▸ WHAT THE EXERCISE ASKS:
Return each line of the records holding the string "that".

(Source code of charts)
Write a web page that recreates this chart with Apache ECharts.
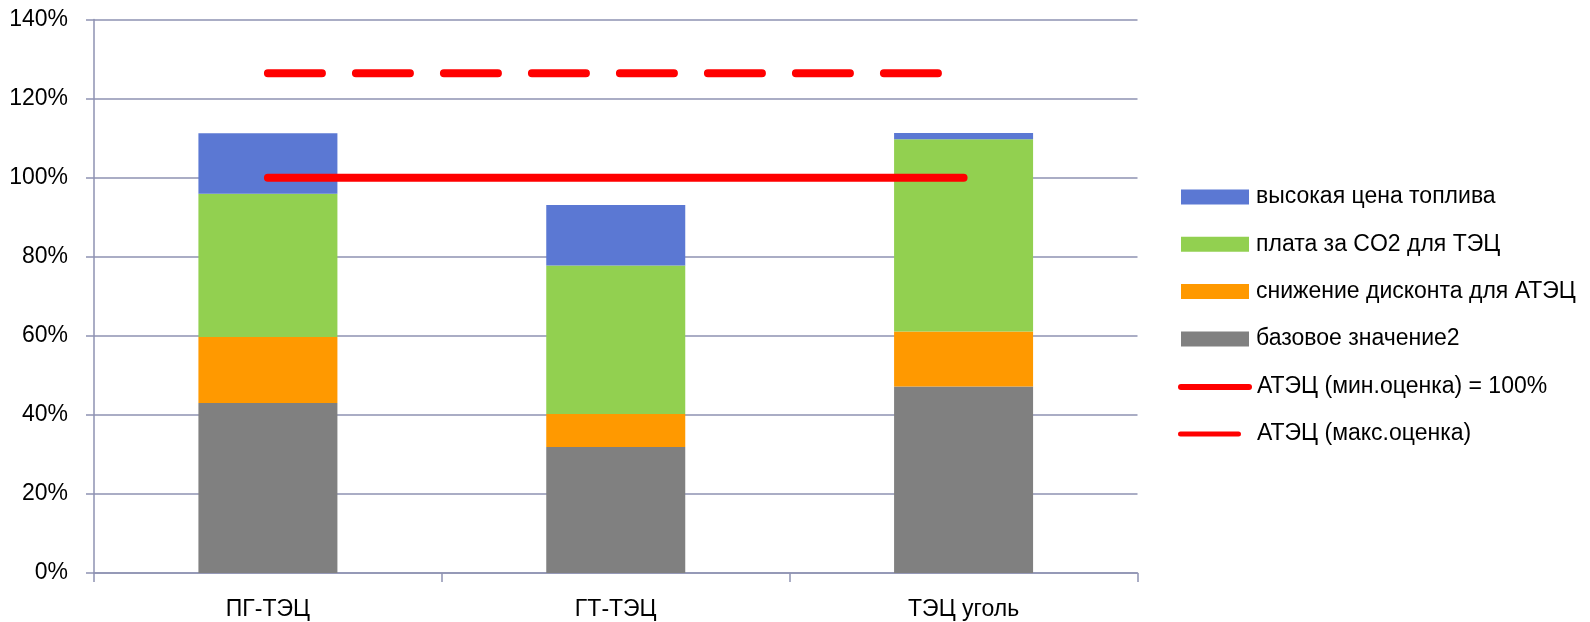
<!DOCTYPE html>
<html>
<head>
<meta charset="utf-8">
<script src="https://cdn.jsdelivr.net/npm/echarts@6/dist/echarts.min.js"></script>
<style>
  html, body { margin: 0; padding: 0; background: #ffffff; }
  #chart { width: 1590px; height: 622px; }
</style>
</head>
<body>
<div id="chart"></div>
<script>
// Categories of plants
const categories = ['ПГ-ТЭЦ', 'ГТ-ТЭЦ', 'ТЭЦ уголь'];

// Stacked components, percent of the reference cost
const baseValue     = [43.0, 31.9, 47.2];  // базовое значение2
const discountCut   = [16.7, 8.3, 13.9];   // снижение дисконта для АТЭЦ
const co2Payment    = [36.2, 37.6, 48.6];  // плата за CO2 для ТЭЦ
const highFuelPrice = [15.3, 15.3, 1.6];   // высокая цена топлива

// Nuclear CHP reference levels
const atecMin = [100, 100, 100];
const atecMax = [126.4, 126.4, 126.4];

// Y axis ticks
const yTicks = [0, 20, 40, 60, 80, 100, 120, 140];

const names = {
  base: 'базовое значение2',
  disc: 'снижение дисконта для АТЭЦ',
  co2: 'плата за CO2 для ТЭЦ',
  fuel: 'высокая цена топлива',
  min: 'АТЭЦ (мин.оценка) = 100%',
  max: 'АТЭЦ (макс.оценка)'
};

const FONT = "'Liberation Sans', Arial, sans-serif";
const AXIS_COLOR = '#8e92b2';
const capsule = 'path://M4,0 L96,0 A4,4 0 0 1 96,8 L4,8 A4,4 0 0 1 4,0 Z';

const chart = echarts.init(document.getElementById('chart'), null, { renderer: 'canvas' });

const legendText = { fontFamily: FONT, fontSize: 23, color: '#000000', lineHeight: 24 };

chart.setOption({
  animation: false,
  backgroundColor: '#ffffff',
  grid: { left: 94, right: 452.5, top: 19.5, bottom: 49, containLabel: false },
  legend: [
    {
      orient: 'vertical',
      left: 1181,
      top: 185,
      padding: 0,
      itemWidth: 68,
      itemHeight: 15,
      itemGap: 23.3,
      icon: 'rect',
      textStyle: Object.assign({ padding: [0, 0, 0, 2] }, legendText),
      selectedMode: false,
      data: [names.fuel, names.co2, names.disc, names.base]
    },
    {
      orient: 'vertical',
      left: 1178,
      top: 375,
      padding: 0,
      itemWidth: 74,
      itemHeight: 8,
      icon: capsule,
      textStyle: Object.assign({ padding: [0, 0, 0, 0] }, legendText),
      selectedMode: false,
      data: [names.min]
    },
    {
      orient: 'vertical',
      left: 1178,
      top: 422,
      padding: 0,
      itemWidth: 63,
      itemHeight: 8,
      icon: capsule,
      textStyle: Object.assign({ padding: [0, 0, 0, 11] }, legendText),
      selectedMode: false,
      data: [names.max]
    }
  ],
  xAxis: {
    type: 'category',
    data: categories,
    boundaryGap: true,
    axisLine: { show: true, lineStyle: { color: AXIS_COLOR, width: 1.5 } },
    axisTick: { show: true, length: 9, lineStyle: { color: AXIS_COLOR, width: 1.5 } },
    axisLabel: { fontFamily: FONT, fontSize: 23, color: '#000000', margin: 25 }
  },
  yAxis: {
    type: 'value',
    min: yTicks[0],
    max: yTicks[yTicks.length - 1],
    interval: yTicks[1] - yTicks[0],
    axisLine: { show: true, lineStyle: { color: AXIS_COLOR, width: 1.5 } },
    axisTick: { show: true, length: 8, lineStyle: { color: AXIS_COLOR, width: 1.5 } },
    splitLine: { show: true, lineStyle: { color: AXIS_COLOR, width: 1.5 } },
    axisLabel: { fontFamily: FONT, fontSize: 23, color: '#000000', margin: 26, formatter: '{value}%' }
  },
  series: [
    { name: names.base, type: 'bar', stack: 'total', barWidth: 139, data: baseValue, itemStyle: { color: '#808080' } },
    { name: names.disc, type: 'bar', stack: 'total', barWidth: 139, data: discountCut, itemStyle: { color: '#ff9900' } },
    { name: names.co2, type: 'bar', stack: 'total', barWidth: 139, data: co2Payment, itemStyle: { color: '#92d050' } },
    { name: names.fuel, type: 'bar', stack: 'total', barWidth: 139, data: highFuelPrice, itemStyle: { color: '#5b78d3' } },
    {
      name: names.min, type: 'line', data: atecMin, symbol: 'none', z: 5,
      itemStyle: { color: '#ff0000' },
      lineStyle: { color: '#ff0000', width: 8, cap: 'round' }
    },
    {
      name: names.max, type: 'line', data: atecMax, symbol: 'none', z: 5,
      itemStyle: { color: '#ff0000' },
      lineStyle: { color: '#ff0000', width: 8, cap: 'round', type: [54, 34] }
    }
  ]
});
</script>
</body>
</html>
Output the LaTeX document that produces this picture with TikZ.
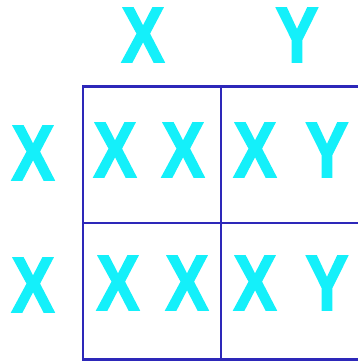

▸ RESULT BELOW:
Write a web page that recreates this chart with Apache ECharts.
Output the LaTeX document that produces this picture with TikZ.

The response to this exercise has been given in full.